A recent Supreme Court ruling opened the door to future attacks on striking workers.

Steven Wishnia Jun 15, 2023

Supreme Court decision June 1 has made it easier for employers to sue striking workers for alleged property damage.

The Court ruled 8-1 that when Teamster truck drivers at the Glacier Northwest concrete company in Seattle walked out in the middle of a shift in 2017 and left their trucks running, they failed to take “reasonable precautions” to avoid destroying the employer’s ­property. Company staff had to dump several loads of concrete before it would harden inside the trucks.

On one level, the case was about drawing the line between “incidental” and intentional damage: Cheese spoiling during a strike has been deemed acceptable, but not leaving molten steel in a vat that can only be safely emptied by skilled workers. But the decision also weakens a 1959 precedent, San Diego Building Trades Council v. Garmon, that if workers have an “arguable” case their conduct was protected by federal labor law, the National Labor ­Relations Board has to rule on it before the employer can sue the union in state court, because the Board has “exclusive competence” in labor law.

Justice Amy Coney Barrett’s majority opinion held that Glacier could sue Teamsters Local 174 because the drivers’ abandoning the loaded trucks was not ­“arguably” protected. She dismissed the union’s claims that it had scheduled the strike so it wouldn’t happen on a day when a building’s foundation was being poured, and that when union agents told the drivers to “leave the fuckers running,” it was so the concrete wouldn’t harden for several hours. 

The decision was bad for unions, but not as bad as it could have been.

“Far from taking reasonable precautions to mitigate foreseeable danger to Glacier’s property, the Union executed the strike in a manner designed to compromise the safety of Glacier’s trucks and ­destroy its concrete,” Barrett wrote.

“The political hacks at the Supreme Court have again voted in favor of corporations over working people,” Teamsters General President Sean M. O’Brien responded in a statement, although, he added, “American workers must remember that their right to strike has not been taken away.”

The decision was bad for unions, but not as bad as it could have been. Justice Clarence Thomas, in a concurring opinion joined by Neil Gorsuch, invited challenges to the Garmon decision, calling it an “oddity” that let the NLRB pre-empt state courts. Justice Samuel Alito said the strikers had obviously intentionally destroyed property. There was some speculation that justices Elena Kagan and Sonia Sotomayor joining the majority was a compromise to prevent Thomas and Alito from shaping the decision. 

The decision sends the case back to the Washington state courts.

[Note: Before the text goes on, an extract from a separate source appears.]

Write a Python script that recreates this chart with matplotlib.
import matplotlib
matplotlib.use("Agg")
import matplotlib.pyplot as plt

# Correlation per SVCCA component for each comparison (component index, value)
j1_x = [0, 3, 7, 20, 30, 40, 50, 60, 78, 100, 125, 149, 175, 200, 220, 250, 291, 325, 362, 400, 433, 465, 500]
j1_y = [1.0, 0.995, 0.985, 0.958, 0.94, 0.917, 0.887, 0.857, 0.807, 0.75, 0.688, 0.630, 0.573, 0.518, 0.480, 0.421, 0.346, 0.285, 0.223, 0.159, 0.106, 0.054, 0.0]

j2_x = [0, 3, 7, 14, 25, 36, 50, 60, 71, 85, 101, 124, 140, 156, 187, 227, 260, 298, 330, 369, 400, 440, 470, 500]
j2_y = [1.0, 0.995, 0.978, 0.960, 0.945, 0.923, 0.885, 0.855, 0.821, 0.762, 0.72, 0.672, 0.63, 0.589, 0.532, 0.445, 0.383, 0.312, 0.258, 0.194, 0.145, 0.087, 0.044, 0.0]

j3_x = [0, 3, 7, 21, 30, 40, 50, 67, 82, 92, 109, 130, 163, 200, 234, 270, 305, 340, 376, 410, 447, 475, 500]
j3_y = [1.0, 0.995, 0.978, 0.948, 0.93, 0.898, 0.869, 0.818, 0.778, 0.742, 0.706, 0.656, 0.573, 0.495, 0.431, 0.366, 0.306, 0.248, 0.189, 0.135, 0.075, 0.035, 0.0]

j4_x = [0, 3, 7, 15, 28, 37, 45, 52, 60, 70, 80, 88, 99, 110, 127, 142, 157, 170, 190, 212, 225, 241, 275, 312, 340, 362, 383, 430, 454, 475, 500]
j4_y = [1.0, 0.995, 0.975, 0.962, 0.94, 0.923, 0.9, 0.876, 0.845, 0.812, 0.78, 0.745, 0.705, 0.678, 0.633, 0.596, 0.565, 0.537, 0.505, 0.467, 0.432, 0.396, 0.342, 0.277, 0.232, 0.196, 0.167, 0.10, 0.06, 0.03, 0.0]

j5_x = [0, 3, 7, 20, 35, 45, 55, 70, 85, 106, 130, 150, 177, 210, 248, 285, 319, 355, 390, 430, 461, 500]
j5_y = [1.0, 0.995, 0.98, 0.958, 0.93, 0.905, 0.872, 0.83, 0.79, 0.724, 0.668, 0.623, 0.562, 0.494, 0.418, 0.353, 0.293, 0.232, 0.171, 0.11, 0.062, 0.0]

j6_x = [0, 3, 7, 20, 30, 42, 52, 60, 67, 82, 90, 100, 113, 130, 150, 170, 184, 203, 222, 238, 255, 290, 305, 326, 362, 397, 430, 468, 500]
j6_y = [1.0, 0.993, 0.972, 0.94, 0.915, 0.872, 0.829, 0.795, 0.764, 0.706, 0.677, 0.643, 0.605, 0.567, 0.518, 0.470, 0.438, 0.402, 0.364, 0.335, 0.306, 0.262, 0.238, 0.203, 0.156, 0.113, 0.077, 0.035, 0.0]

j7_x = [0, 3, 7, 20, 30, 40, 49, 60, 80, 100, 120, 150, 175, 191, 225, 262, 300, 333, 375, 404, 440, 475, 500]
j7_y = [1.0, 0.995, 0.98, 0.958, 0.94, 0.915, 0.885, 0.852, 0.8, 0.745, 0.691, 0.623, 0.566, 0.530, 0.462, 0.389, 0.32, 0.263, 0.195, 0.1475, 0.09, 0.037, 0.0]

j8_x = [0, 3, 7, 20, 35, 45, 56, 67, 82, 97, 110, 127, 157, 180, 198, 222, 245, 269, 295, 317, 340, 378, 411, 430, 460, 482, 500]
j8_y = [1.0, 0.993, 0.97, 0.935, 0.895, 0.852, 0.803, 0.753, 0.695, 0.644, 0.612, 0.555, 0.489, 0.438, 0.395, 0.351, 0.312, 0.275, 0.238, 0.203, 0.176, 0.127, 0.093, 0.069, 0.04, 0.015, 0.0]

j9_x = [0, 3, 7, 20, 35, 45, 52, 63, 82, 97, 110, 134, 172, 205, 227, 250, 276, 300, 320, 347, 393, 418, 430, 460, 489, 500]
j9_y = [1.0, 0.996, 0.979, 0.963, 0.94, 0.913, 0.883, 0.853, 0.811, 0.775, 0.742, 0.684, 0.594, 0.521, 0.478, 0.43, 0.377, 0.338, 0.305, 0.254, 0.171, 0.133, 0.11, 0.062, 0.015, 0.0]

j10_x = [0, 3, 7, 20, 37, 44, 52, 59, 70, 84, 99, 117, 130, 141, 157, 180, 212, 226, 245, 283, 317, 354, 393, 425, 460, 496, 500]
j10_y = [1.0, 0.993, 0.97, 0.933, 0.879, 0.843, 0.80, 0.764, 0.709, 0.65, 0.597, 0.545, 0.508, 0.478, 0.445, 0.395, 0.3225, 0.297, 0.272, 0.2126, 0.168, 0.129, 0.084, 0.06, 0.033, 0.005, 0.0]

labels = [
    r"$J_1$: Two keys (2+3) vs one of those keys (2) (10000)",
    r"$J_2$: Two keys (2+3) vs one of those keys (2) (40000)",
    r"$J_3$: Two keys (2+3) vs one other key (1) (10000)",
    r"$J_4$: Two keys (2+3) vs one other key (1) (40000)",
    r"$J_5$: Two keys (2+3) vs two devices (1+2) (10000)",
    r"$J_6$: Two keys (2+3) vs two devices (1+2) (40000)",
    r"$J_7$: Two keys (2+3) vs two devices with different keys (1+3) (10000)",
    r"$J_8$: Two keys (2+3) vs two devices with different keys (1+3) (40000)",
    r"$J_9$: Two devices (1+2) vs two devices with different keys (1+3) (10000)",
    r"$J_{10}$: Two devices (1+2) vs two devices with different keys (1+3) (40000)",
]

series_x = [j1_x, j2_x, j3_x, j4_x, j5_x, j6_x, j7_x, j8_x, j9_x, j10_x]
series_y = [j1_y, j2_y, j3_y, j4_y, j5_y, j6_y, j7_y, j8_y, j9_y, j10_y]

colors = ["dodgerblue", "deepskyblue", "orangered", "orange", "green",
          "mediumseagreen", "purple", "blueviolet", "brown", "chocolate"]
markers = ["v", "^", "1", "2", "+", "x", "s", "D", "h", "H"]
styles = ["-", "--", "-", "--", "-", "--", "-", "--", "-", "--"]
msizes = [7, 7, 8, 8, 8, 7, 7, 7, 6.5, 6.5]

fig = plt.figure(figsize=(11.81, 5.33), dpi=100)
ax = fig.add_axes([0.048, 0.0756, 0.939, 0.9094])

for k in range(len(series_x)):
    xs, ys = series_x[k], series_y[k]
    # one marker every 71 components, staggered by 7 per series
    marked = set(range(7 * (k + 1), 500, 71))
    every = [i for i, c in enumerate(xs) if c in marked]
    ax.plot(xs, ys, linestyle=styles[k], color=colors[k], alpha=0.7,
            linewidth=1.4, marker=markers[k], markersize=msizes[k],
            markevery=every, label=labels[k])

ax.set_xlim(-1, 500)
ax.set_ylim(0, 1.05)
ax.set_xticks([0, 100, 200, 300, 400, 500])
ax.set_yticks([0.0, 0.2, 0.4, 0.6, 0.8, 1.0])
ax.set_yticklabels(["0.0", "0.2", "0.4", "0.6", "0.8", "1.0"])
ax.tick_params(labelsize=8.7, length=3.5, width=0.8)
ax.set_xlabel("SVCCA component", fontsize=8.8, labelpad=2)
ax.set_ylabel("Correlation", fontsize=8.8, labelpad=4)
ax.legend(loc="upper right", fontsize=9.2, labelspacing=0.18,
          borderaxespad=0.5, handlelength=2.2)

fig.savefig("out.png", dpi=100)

“When the facts are revealed on remand, it will be clear the union acted properly and the truck drivers’ strike was protected by federal law,” AFL-CIO President Liz Shuler said in a statement. “Unfortunately, the court then relied on unfounded allegations in the employer’s complaint that the union intended to damage the cement trucks when it called the strike.”

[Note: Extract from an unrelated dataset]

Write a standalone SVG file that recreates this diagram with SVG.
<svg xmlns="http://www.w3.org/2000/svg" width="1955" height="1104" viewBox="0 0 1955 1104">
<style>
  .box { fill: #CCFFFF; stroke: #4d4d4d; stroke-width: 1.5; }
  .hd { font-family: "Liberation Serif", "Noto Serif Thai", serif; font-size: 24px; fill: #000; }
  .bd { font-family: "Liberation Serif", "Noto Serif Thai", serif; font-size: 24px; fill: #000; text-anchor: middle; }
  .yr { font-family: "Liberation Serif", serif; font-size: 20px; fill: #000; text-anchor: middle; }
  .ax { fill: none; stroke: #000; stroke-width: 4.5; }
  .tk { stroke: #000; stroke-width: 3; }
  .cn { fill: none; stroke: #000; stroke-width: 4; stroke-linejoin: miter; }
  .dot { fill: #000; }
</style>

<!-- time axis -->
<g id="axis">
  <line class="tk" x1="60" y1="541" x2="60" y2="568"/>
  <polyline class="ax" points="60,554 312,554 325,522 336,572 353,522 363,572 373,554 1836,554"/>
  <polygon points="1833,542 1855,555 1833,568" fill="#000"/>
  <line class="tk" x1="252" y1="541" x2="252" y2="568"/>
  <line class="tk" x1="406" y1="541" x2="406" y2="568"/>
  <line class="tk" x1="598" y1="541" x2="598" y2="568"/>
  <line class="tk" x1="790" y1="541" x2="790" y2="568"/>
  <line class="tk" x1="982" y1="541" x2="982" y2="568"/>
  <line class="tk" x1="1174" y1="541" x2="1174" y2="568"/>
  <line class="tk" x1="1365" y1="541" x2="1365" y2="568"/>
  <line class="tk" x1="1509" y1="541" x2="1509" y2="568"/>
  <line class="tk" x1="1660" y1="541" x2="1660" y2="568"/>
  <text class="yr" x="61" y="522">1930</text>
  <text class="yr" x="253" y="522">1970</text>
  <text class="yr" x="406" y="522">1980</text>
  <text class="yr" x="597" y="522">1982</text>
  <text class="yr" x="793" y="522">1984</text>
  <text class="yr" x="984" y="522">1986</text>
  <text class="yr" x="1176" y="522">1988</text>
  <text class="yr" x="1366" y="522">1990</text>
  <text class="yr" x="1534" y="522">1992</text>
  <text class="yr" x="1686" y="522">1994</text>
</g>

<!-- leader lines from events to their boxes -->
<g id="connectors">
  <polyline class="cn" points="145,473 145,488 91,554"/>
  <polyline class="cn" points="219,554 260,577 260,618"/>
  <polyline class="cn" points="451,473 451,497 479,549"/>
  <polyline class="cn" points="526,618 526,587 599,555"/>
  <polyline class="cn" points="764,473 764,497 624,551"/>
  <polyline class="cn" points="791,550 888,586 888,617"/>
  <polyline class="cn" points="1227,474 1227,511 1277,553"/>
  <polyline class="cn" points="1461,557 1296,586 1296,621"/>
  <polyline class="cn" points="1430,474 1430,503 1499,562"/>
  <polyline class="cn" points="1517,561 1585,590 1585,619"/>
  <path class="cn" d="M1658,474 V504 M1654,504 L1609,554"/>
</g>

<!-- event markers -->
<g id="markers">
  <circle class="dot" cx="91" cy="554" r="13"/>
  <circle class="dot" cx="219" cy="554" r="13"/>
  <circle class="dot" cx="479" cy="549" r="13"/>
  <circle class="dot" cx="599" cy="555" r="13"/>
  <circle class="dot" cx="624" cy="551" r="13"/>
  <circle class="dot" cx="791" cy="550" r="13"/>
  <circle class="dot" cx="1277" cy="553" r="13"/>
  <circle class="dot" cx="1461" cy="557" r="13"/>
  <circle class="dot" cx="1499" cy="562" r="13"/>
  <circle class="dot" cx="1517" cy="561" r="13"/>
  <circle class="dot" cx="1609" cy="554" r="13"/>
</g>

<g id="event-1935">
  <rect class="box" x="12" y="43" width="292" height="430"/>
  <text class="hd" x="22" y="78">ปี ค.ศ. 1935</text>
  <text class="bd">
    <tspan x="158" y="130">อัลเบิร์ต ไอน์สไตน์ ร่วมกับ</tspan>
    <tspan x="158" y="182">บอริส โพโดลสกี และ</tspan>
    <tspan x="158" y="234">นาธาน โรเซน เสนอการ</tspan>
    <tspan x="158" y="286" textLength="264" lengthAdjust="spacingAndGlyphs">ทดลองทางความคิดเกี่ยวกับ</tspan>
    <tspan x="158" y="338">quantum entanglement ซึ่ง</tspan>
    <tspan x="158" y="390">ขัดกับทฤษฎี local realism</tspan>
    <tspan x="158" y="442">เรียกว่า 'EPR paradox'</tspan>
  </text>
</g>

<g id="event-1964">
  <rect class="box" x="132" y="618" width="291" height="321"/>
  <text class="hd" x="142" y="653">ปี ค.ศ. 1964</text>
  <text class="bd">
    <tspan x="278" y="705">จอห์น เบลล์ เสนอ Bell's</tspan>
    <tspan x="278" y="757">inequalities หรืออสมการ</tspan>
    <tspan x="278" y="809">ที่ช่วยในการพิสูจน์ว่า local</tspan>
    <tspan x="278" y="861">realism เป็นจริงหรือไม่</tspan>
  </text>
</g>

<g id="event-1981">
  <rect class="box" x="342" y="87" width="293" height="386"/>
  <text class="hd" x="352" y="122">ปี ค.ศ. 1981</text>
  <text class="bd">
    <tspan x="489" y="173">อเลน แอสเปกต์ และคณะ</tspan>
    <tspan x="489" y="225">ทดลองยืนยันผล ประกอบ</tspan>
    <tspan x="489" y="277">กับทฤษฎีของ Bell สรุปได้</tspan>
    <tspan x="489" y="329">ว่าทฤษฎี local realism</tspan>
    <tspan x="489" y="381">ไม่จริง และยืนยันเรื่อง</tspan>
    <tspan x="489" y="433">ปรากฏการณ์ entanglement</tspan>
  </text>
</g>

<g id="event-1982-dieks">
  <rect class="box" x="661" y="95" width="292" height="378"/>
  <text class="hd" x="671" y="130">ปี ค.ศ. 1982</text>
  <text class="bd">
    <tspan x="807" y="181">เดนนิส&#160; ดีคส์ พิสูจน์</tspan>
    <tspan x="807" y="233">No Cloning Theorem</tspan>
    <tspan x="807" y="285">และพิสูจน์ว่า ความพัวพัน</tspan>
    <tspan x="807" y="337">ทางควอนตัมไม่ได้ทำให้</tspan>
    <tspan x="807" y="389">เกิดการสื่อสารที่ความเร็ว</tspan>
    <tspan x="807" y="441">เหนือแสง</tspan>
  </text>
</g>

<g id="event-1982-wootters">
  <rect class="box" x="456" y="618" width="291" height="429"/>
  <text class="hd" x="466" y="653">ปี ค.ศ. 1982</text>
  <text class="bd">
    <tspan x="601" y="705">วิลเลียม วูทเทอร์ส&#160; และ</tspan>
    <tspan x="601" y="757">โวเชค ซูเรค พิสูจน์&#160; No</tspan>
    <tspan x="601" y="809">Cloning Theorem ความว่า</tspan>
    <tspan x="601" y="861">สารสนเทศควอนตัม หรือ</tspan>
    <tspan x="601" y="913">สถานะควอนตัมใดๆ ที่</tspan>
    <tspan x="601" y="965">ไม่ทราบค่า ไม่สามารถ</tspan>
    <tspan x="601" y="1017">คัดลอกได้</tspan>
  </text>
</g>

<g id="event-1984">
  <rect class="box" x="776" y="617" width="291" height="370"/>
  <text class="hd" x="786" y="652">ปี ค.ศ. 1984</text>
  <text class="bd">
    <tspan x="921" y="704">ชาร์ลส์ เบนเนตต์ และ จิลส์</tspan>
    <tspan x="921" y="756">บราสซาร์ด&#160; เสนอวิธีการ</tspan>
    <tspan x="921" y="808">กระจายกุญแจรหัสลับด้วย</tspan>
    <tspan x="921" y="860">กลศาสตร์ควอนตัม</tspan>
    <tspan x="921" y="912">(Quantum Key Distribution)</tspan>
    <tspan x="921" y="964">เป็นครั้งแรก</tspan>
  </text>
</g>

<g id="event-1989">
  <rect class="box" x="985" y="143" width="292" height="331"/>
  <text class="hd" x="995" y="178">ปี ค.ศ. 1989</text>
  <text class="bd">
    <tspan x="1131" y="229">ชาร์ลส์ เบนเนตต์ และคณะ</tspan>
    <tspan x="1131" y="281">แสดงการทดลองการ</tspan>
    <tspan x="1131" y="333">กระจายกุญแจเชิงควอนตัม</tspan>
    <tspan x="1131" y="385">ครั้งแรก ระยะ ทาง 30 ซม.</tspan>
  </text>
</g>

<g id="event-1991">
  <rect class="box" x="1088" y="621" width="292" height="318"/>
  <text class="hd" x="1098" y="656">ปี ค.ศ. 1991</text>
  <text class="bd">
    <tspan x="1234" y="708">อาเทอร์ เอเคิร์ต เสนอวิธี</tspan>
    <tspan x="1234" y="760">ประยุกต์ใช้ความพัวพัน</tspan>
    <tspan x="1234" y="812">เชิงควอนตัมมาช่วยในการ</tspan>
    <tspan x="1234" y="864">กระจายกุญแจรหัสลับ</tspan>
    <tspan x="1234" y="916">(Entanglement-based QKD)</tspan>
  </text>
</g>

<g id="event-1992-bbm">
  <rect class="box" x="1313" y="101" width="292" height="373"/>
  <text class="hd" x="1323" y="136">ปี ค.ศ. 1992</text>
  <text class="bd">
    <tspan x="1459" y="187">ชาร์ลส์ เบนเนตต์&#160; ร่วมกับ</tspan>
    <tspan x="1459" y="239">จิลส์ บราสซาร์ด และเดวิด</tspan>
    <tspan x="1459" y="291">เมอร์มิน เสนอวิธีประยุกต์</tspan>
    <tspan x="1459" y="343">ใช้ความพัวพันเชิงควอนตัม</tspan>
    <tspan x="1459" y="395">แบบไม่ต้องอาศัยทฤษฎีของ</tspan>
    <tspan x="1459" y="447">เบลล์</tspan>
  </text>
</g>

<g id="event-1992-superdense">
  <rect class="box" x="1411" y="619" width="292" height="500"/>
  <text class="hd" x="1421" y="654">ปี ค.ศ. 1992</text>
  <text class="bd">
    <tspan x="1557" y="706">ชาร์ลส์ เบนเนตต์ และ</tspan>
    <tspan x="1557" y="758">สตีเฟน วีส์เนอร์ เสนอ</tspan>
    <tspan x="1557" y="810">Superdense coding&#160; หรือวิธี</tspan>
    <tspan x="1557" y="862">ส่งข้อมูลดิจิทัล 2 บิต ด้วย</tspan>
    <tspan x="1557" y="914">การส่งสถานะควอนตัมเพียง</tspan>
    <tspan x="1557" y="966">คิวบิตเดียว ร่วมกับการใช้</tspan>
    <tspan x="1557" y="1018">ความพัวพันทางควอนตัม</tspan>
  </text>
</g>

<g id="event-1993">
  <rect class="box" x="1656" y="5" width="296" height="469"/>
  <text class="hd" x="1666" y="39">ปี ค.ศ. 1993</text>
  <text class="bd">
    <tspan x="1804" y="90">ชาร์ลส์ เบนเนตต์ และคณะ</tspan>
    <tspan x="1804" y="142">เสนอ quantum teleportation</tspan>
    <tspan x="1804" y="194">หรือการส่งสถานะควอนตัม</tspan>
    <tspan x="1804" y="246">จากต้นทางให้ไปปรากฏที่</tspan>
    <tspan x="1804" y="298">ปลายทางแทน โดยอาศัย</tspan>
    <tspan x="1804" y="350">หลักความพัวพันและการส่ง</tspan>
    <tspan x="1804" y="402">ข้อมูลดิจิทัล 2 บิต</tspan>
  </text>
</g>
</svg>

Justice Ketanji Brown Jackson, dissenting, said the majority had based its judgment entirely on the employer’s ­allegations while ignoring NLRB General Counsel Jennifer Abruzzo’s accusation that Glacier interfered with protected strike conduct when it disciplined the drivers.

That, she said, should have settled the issue about whether the drivers’ conduct was arguably protected. The Court’s majority, she said, had failed “to heed Congress’s intent with respect to the Board’s primary role in adjudicating ­labor ­disputes.”